» Directive: Leave the pictures out and quote every line from the start of the listing to the line with "plt.rcParams['font.family'] = ['Lato', 'DejaVu", inclusive.

- - -

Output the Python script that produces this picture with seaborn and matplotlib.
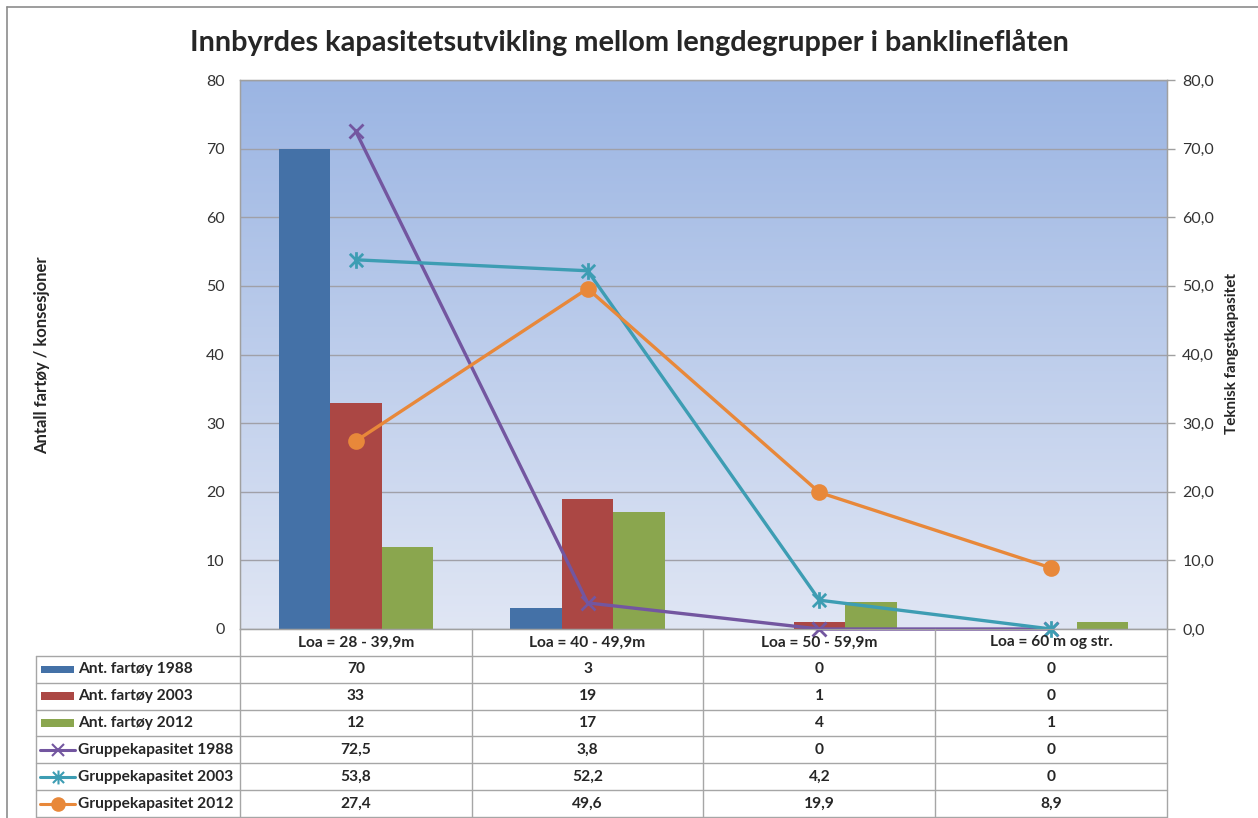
import numpy as np
import pandas as pd
import matplotlib
matplotlib.use("Agg")
import matplotlib.pyplot as plt
import seaborn as sns
from matplotlib.path import Path
from matplotlib.patches import Rectangle
from matplotlib.lines import Line2D
from matplotlib.ticker import FuncFormatter

sns.set_style("white")
plt.rcParams['font.family'] = ['Lato', 'DejaVu Sans']

# Data
categories = ["Loa = 28 - 39,9m", "Loa = 40 - 49,9m", "Loa = 50 - 59,9m", "Loa = 60 m og str."]
bar_series = ["Ant. fartøy 1988", "Ant. fartøy 2003", "Ant. fartøy 2012"]
bar_values = [
    [70, 3, 0, 0],
    [33, 19, 1, 0],
    [12, 17, 4, 1],
]
line_series = ["Gruppekapasitet 1988", "Gruppekapasitet 2003", "Gruppekapasitet 2012"]
line_values = [
    [72.5, 3.8, 0, 0],
    [53.8, 52.2, 4.2, 0],
    [27.4, 49.6, 19.9, 8.9],
]

bar_colors = ["#4471A7", "#AB4744", "#8AA64E"]
line_colors = ["#7356A0", "#3D9DB3", "#E8883A"]

# star marker like Excel: X plus vertical bar
star = Path([(-1, -1), (1, 1), (-1, 1), (1, -1), (0, -1.25), (0, 1.25)],
            [Path.MOVETO, Path.LINETO, Path.MOVETO, Path.LINETO, Path.MOVETO, Path.LINETO])
line_markers = ["x", star, "o"]
line_msizes = [10, 12, 10]

W, H = 1258, 818
fig = plt.figure(figsize=(W / 100, H / 100), dpi=100)

# outer chart border (top and left visible)
fig.add_artist(Line2D([7 / W, 7 / W], [0, 1 - 7 / H], color="#8C8C8C", lw=1.2))
fig.add_artist(Line2D([7 / W, 1], [1 - 7 / H, 1 - 7 / H], color="#8C8C8C", lw=1.2))

# plot area
ax = fig.add_axes([240 / W, (H - 629) / H, 927 / W, 549 / H])

rows = []
for name, vals in zip(bar_series, bar_values):
    for cat, v in zip(categories, vals):
        rows.append({"cat": cat, "series": name, "value": v})
df_bars = pd.DataFrame(rows)

sns.barplot(data=df_bars, x="cat", y="value", hue="series", order=categories,
            hue_order=bar_series, palette=bar_colors, width=0.667,
            linewidth=0, saturation=1, legend=False, ax=ax, zorder=2)

# gradient background
grad = np.linspace(0, 1, 256).reshape(-1, 1)
cmap = matplotlib.colors.LinearSegmentedColormap.from_list("bg", ["#E0E6F4", "#9BB5E3"])
ax.imshow(grad, extent=(-0.5, 3.5, 0, 80), aspect="auto", origin="lower",
          cmap=cmap, zorder=0)
ax.set_xlim(-0.5, 3.5)
ax.set_ylim(0, 80)
ax.set_yticks(np.arange(0, 81, 10))
ax.set_axisbelow(True)
ax.grid(axis="y", color="#A0A0A8", lw=1)
ax.grid(axis="x", visible=False)
ax.set_xticks([])
ax.set_xlabel("")
ax.set_ylabel("")
ax.tick_params(axis="y", length=0, pad=11, labelsize=11.5, labelcolor="#333333")
for s in ax.spines.values():
    s.set_color("#A0A0A0")
    s.set_linewidth(1)

ax2 = ax.twinx()
x = np.arange(len(categories))
for name, vals, c, m, ms in zip(line_series, line_values, line_colors, line_markers, line_msizes):
    sns.lineplot(x=x, y=vals, ax=ax2, color=c, lw=2.4, marker=m, markersize=ms,
                 markeredgecolor=c, markerfacecolor=c, markeredgewidth=2, clip_on=False)
ax2.set_ylim(0, 80)
ax2.set_xlim(-0.5, 3.5)
ax2.set_yticks(np.arange(0, 81, 10))
ax2.yaxis.set_major_formatter(FuncFormatter(lambda v, p: f"{v:.1f}".replace(".", ",")))
ax2.tick_params(axis="y", length=6, width=1, color="#A0A0A0", pad=5,
                labelsize=11.5, labelcolor="#333333")
for s in ax2.spines.values():
    s.set_color("#A0A0A0")

fig.text(0.5, 1 - 42 / H, "Innbyrdes kapasitetsutvikling mellom lengdegrupper i banklineflåten",
         ha="center", va="center", fontsize=20.8, fontweight="bold")
fig.text(42 / W, 1 - 355 / H, "Antall fartøy / konsesjoner", rotation=90,
         ha="center", va="center", fontsize=12, fontweight="bold")
fig.text(1232 / W, 1 - 353 / H, "Teknisk fangstkapasitet", rotation=90,
         ha="center", va="center", fontsize=11, fontweight="bold")

# data table below the plot
tax = fig.add_axes([36 / W, 1 / H, (1167 - 36) / W, 188 / H])
cw = 231.75


def px2x(p):
    return -0.5 + (p - 240) / cw


tax.set_xlim(px2x(36), 3.5)
tax.set_ylim(7, 0)
tax.axis("off")
gc = "#A6A6A6"
for b in np.arange(-0.5, 3.6, 1.0):
    tax.plot([b, b], [0, 7], color=gc, lw=1, clip_on=False)
tax.plot([px2x(36), px2x(36)], [1, 7], color=gc, lw=1, clip_on=False)
for r in range(1, 8):
    tax.plot([px2x(36), 3.5], [r, r], color=gc, lw=1, clip_on=False)

for i, cat in enumerate(categories):
    tax.text(i, 0.5, cat, ha="center", va="center", fontsize=11.2, fontweight="bold")


def fmt(v):
    return f"{v:g}".replace(".", ",")


all_names = bar_series + line_series
all_vals = bar_values + line_values
for r, (name, vals) in enumerate(zip(all_names, all_vals), start=1):
    yc = r + 0.5
    tax.text(px2x(78), yc, name, ha="left", va="center", fontsize=11.2, fontweight="bold")
    for i, v in enumerate(vals):
        tax.text(i, yc, fmt(v), ha="center", va="center", fontsize=11.2, fontweight="bold")

for k, c in enumerate(bar_colors):
    yc = k + 1.5
    tax.add_patch(Rectangle((px2x(41), yc - 0.14), px2x(74) - px2x(41), 0.28,
                            color=c, lw=0))
for k, (c, m) in enumerate(zip(line_colors, line_markers)):
    yc = k + 4.5
    tax.plot([px2x(40), px2x(75)], [yc, yc], color=c, lw=2.2)
    tax.plot([px2x(57.5)], [yc], color=c, marker=m, markersize=9 if k != 1 else 10,
             markeredgecolor=c, markerfacecolor=c, markeredgewidth=1.5)

fig.savefig("out.png", dpi=100)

- - -

» Answer below:
Output the Python script that produces this picture with seaborn and matplotlib.
import numpy as np
import pandas as pd
import matplotlib
matplotlib.use("Agg")
import matplotlib.pyplot as plt
import seaborn as sns
from matplotlib.path import Path
from matplotlib.patches import Rectangle
from matplotlib.lines import Line2D
from matplotlib.ticker import FuncFormatter

sns.set_style("white")
plt.rcParams['font.family'] = ['Lato', 'DejaVu Sans']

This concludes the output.